Portraits, travel and dreams: this week's entries for the Amateur Photography award

As we approach the half-way stage of our Amateur Photographer Awards here is the fourth of our weekly galleries

As we approach the half-way stage of our Amateur Photographer Awards here is the fourth of our weekly galleries. There has been a steady stream of terrific images arriving daily for our competition which has two major prizes of €1,000 each for the best photograph and best photographer respectively.

Please do enter your images as soon as you are happy with your selection – don’t wait till the last minute when deadlines and computer traffic might be an issue. At this point we are very happy that the standard is very high, we have seen a huge range of photographs of many styles, and some very interesting images.

It might be worth a note here clarifying our approach to image manipulation based on an answer we gave to query from Ingrid. The question was – “I see in the rules for the competition that you request minimal, if any, editing, and allow for some cropping. I just wanted to check does this apply to the use of the auto function in Lightroom Develop, and also adjustment of highlights, for example??”

The answer we gave might be of general interest to competitors: “It's not so much that editing should be minimal it's that any digital processing in most categories should be appropriate and used to enhance the quality of the image and not to distort it. So if auto is used in Photoshop/Lightroom you need to judge for yourself if the result is good or if it’s completely over the top.


"From my own experience I think the auto settings can be useful and work well with certain images but can blow out others and lose highlight, shadow and colour detail. Any use of Lightroom in Raw for instance to enhance and preserve highlight and shadow detail is to be encouraged not prohibited as it's a way of optimising the detail in the original scene and is not a distortion.

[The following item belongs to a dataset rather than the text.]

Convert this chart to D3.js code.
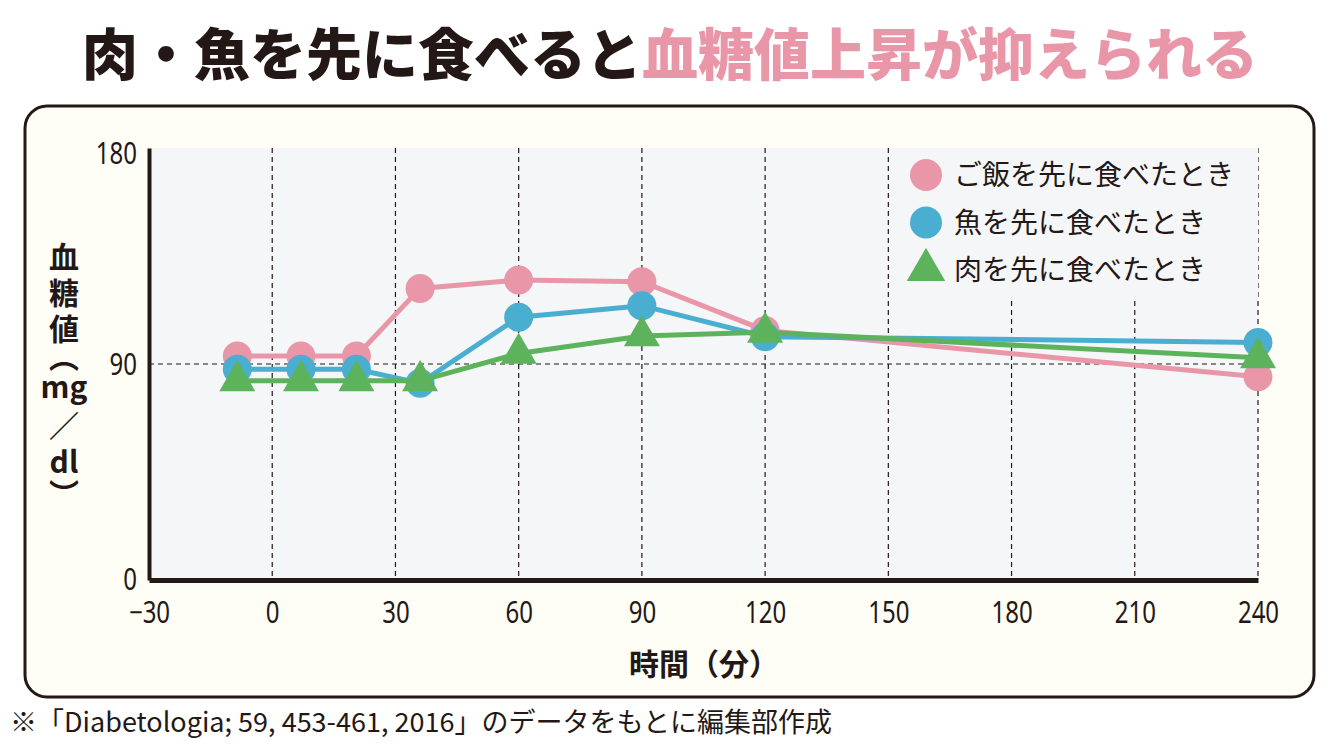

"Cloning in details, for instance a sky, from another image is obviously a no-no however in most categories. We are not trying to lock photographers into straitjackets with these rules we're trying to make it clear that it's a photography contest and not a Photoshop contest. There are no hold barred in the Open category and there is scope for playing with colour in the colour category" - Frank Miller, chairman of the judging panel

It’s also worth a reminder of our panel of tips for entering the awards -

•             Take time to prepare and think about your entry, read the rules, and enter your images in the correct category.

•             Trust your judgment. Enter pictures you are passionate about, not ones you think might catch the judges’ attention.

•             Avoid visual clichés. The Judges will have seen it all before, so if you revisit a well-worn theme make sure you bring something new to it.

•             If you use Photoshop or Lightroom, use it as a digital darkroom to enhance your image quality without distorting the subject.

•             Read the rules and be aware that overuse of digital manipulation could disqualify you.

•             Do not enter images with watermarks: your copyright will be respected and usage of your images will be in accordance with the rules of the awards.

•             Give your image a title and add any other relevant details.

•             Upload images in the highest resolution allowed.